Tips on targeting redfish, trout, snook and other structure feeders at the bars.
Tides Are Key to Fishing Oyster Bars
Tide stage is the biggest key to successfully fishing oyster bars. David A. Brown

Oyster bars attract more cruisers than a sports pub on a Saturday night. In fact, these natural “watering holes” rank as top pickup spots for many inshore gamefish species from Maryland to Texas. Hang out at the right time, and you’re all but guaranteed to catch fish. Baitfish and crustaceans are also bar regulars, prompting a variety of predators to take advantage of ambush spots in and around oyster reefs. Choose the right tide and properly present the right bait, and you’ll increase your odds.

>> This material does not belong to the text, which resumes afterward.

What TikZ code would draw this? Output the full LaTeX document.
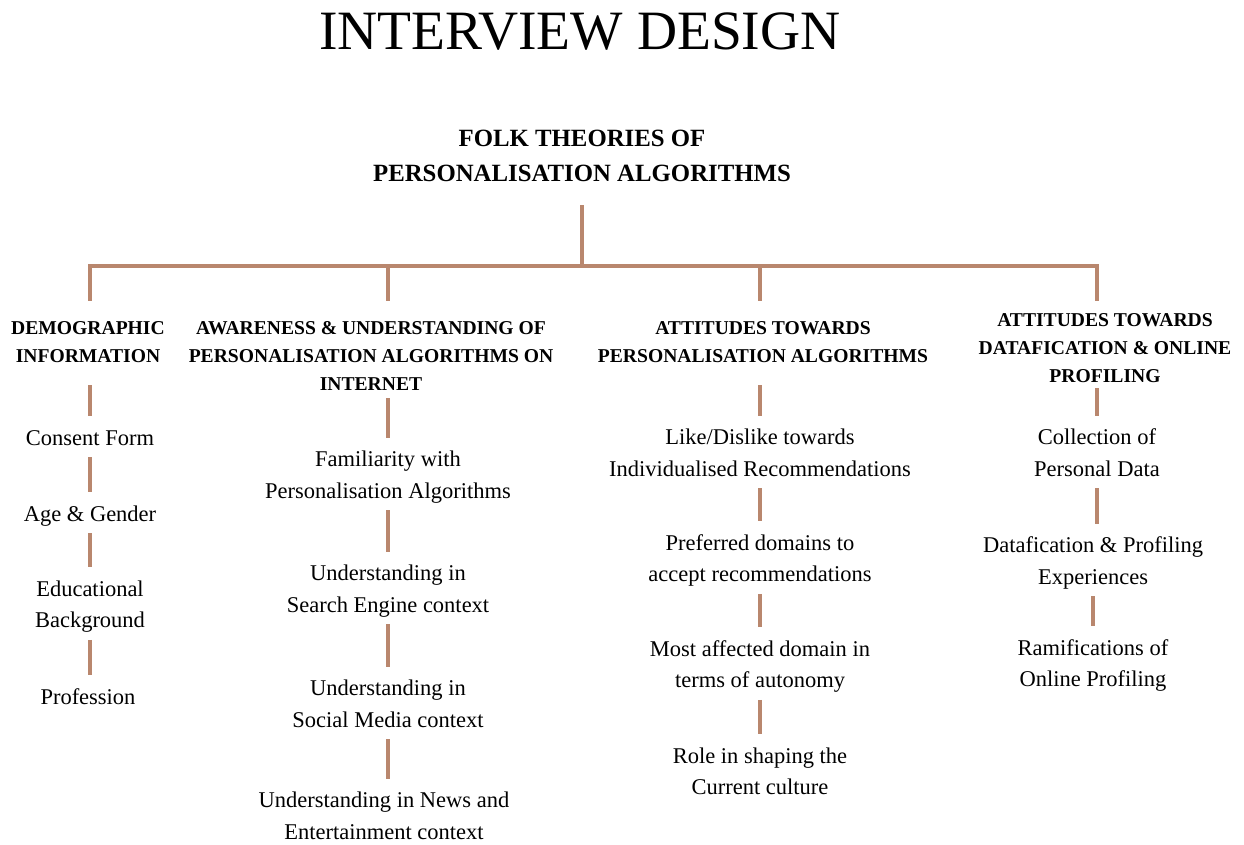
\documentclass[tikz,border=0pt]{standalone}
\usepackage{fontspec}
\setmainfont{Liberation Serif}
\definecolor{branch}{RGB}{185,135,110}
% fixed reach above the first and below the last baseline of an item
\newcommand{\itemtop}{\rule{0pt}{29pt}}
\newcommand{\itembottom}{\rule[-12pt]{0pt}{12pt}}
\begin{document}
\begin{tikzpicture}[x=1pt,y=-1pt,
  link/.style={draw=branch,line width=3.5pt},
  heading/.style={font=\bfseries\fontsize{19.6}{28}\selectfont,align=center,inner sep=0pt},
  item/.style={font=\fontsize{22.5}{31.5}\selectfont,align=center,inner sep=0pt},
]
\useasboundingbox (0,0) rectangle (1244,844);

% title and root
\node[font=\fontsize{55.5}{60}\selectfont,inner sep=0pt] (title) at (580,32) {INTERVIEW DESIGN};
\node[font=\bfseries\fontsize{24.8}{35}\selectfont,align=center,inner sep=0pt] (root) at (582,155.5)
  {FOLK THEORIES OF\\PERSONALISATION ALGORITHMS};

% branch points
\coordinate (top) at (582,205);
\coordinate (bar) at (582,266);
\coordinate (b1) at (90,266);
\coordinate (b2) at (388,266);
\coordinate (b3) at (760,266);
\coordinate (b4) at (1097,266);
\coordinate (e1) at (90,301);
\coordinate (e2) at (388,301);
\coordinate (e3) at (760,301);
\coordinate (e4) at (1097,301);

% category headings
\node[heading] (c1) at (88,342) {DEMOGRAPHIC\\INFORMATION};
\node[heading] (c2) at (371,356) {AWARENESS \& UNDERSTANDING OF\\PERSONALISATION ALGORITHMS ON\\INTERNET};
\node[heading] (c3) at (763,342) {ATTITUDES TOWARDS\\PERSONALISATION ALGORITHMS};
\node[heading] (c4) at (1105,348) {ATTITUDES TOWARDS\\DATAFICATION \& ONLINE\\PROFILING};

% where the first stroke under each heading starts
\coordinate (s1) at (90,385);
\coordinate (s2) at (388,398);
\coordinate (s3) at (760,385);
\coordinate (s4) at (1097,388);

% demographic items
\node[item] (d1) at (90,436.5) {\itemtop Consent Form\itembottom};
\node[item] (d2) at (90,512.5) {\itemtop Age \& Gender\itembottom};
\node[item] (d3) at (90,603.5) {\itemtop Educational\\Background\itembottom};
\node[item] (d4) at (88,695.5) {\itemtop Profession\itembottom};

% awareness items
\node[item] (a1) at (388,474) {\itemtop Familiarity with\\Personalisation Algorithms\itembottom};
\node[item] (a2) at (388,588) {\itemtop Understanding in\\Search Engine context\itembottom};
\node[item] (a3) at (388,703) {\itemtop Understanding in\\Social Media context\itembottom};
\node[item] (a4) at (384,815) {\itemtop Understanding in News and\\Entertainment context\itembottom};

% attitudes towards algorithms items
\node[item] (p1) at (760,452) {\itemtop Like/Dislike towards\\Individualised Recommendations\itembottom};
\node[item] (p2) at (760,557.5) {\itemtop Preferred domains to\\accept recommendations\itembottom};
\node[item] (p3) at (760,663.5) {\itemtop Most affected domain in\\terms of autonomy\itembottom};
\node[item] (p4) at (760,770.5) {\itemtop Role in shaping the\\Current culture\itembottom};

% datafication items
\node[item] (f1) at (1097,452) {\itemtop Collection of\\Personal Data\itembottom};
\node[item] (f2) at (1093,560) {\itemtop Datafication \& Profiling\\Experiences\itembottom};
\node[item] (f3) at (1093,662.5) {\itemtop Ramifications of\\Online Profiling\itembottom};

% tree connectors
\draw[link] (root.south |- top) -- (bar);
\draw[link] ([xshift=-1.75pt]b1) -- ([xshift=1.75pt]b4);
\foreach \i in {1,2,3,4} \draw[link] (b\i) -- (e\i);

% column connectors
\draw[link] (s1) -- (s1 |- d1.north);
\draw[link] (d1.south) -- (d1.south |- d2.north);
\draw[link] (d2.south) -- (d2.south |- d3.north);
\draw[link] (d3.south) -- (d3.south |- d4.north);

\draw[link] (s2) -- (s2 |- a1.north);
\draw[link] (a1.south) -- (a1.south |- a2.north);
\draw[link] (a2.south) -- (a2.south |- a3.north);
\draw[link] (a3.south) -- (a3.south |- a4.north);

\draw[link] (s3) -- (s3 |- p1.north);
\draw[link] (p1.south) -- (p1.south |- p2.north);
\draw[link] (p2.south) -- (p2.south |- p3.north);
\draw[link] (p3.south) -- (p3.south |- p4.north);

\draw[link] (s4) -- (s4 |- f1.north);
\draw[link] (f1.south) -- (f1.south |- f2.north);
\draw[link] (f2.south) -- (f2.south |- f3.north);
\end{tikzpicture}
\end{document}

Tides Are Key to Fishing Oyster Bars
Oyster bars lie in different depths; some are exposed as the tide ebbs, and some remain submerged. Jason Stemple

Pick the Right Tide to Fish

“Tide is critical,” says Capt. Jordan Todd, of Saltwater Obsessions in Port St. Joe, Florida, who fishes Apalachicola Bay in the state’s Panhandle. “We have oyster bars in different depths of water, so there are oyster bars that’ll be out of water on low tide and covered up on high tide. Then there are others in 5 to 6 feet of water that are covered up all the time.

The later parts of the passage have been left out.